Lever 1: Send-time clustering by persona, not by team rule. Stop sending all emails at 8 AM Tuesday. RevOps leaders open email between 6:30–7:15 AM. CFOs cluster around 7 AM and 4:30 PM. VPs of Engineering read on mobile between 9:30–10 PM. Pull open-time data from your last 90 days of replies in your sales engagement platform, segment by title, and schedule accordingly. One team I worked with in March moved their RevOps cadence from 8 AM to 6:45 AM and saw reply rate jump from 2.1% to 4.7% in three weeks — same copy, same list.

Lever 2: The "second message asymmetry" rule. Your second touch should look nothing like your first. If email #1 was a 75-word hypothesis, email #2 should be a one-sentence forward ("Resending in case this got buried — worth 12 minutes?"). If email #1 was text, email #2 should be a video. This breaks the pattern-matching that causes prospects to delete follow-ups without reading. HubSpot's 2026 outbound report showed asymmetric second touches got 71% higher open-to-reply conversion.

Lever 3: Reference a non-obvious data source. "I saw your funding announcement" is dead. Everyone uses it. Pull from these instead: G2 review patterns ("your team left 3 reviews mentioning integration pain"), job description language ("your new role spec mentions 'rebuild attribution model'"), product changelog releases, public Slack community questions from their employees, podcast appearances from the prospect themselves. The reply rate delta between "I saw your funding" and "I noticed your VP Marketing was on the Stacking Growth podcast last week describing your attribution problem" is roughly 5×.

The genuine insight most reps miss

Cadence reply rates compound on a single variable that has almost nothing to do with copy: the gap between message relevance and message specificity at the touch level.

A relevant message says "I work with companies like yours." A specific message says "I noticed your engineering team posted three roles for Snowflake specialists in the last 30 days, which usually correlates with a data warehouse migration." Most reps write relevant messages and call them specific. The 3× cadences are specific from touch 1 through touch 5, and only get more specific over time as the rep learns from non-replies.

Translation: build your cadence so that every non-reply gives you a new data point to use in the next touch.

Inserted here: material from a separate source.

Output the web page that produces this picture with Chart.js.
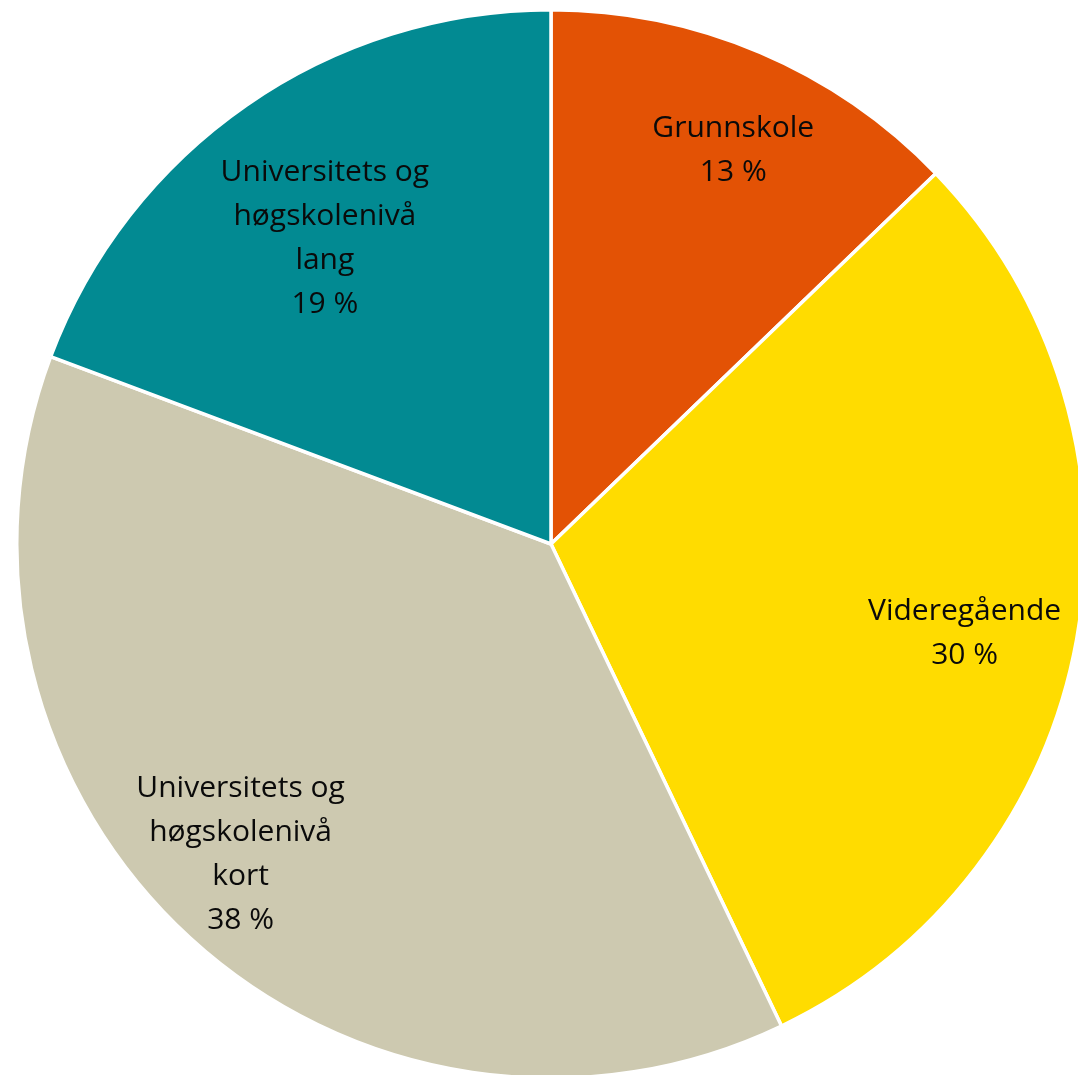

If they didn't open email #1, the subject line was wrong — try a question format in #3. If they opened but didn't reply, the CTA was too heavy — drop to "worth a reply yes/no" in #5. The cadence is a feedback loop, not a script.

The takeaway

  • Audit your current sequence this week. Pull your last 200 sent cadences and check if any two consecutive messages could be swapped without the prospect noticing. If yes, you don't have a cadence — you have copy-paste.
  • Add a video touch at day 6 and a breakup at day 16. These two changes alone typically deliver a 40–60% reply rate lift before you touch anything else.
  • Segment send times by title, not by team default. Pull your reply data, find the cluster, and rebuild your schedule. It costs nothing and compounds across every cadence you send.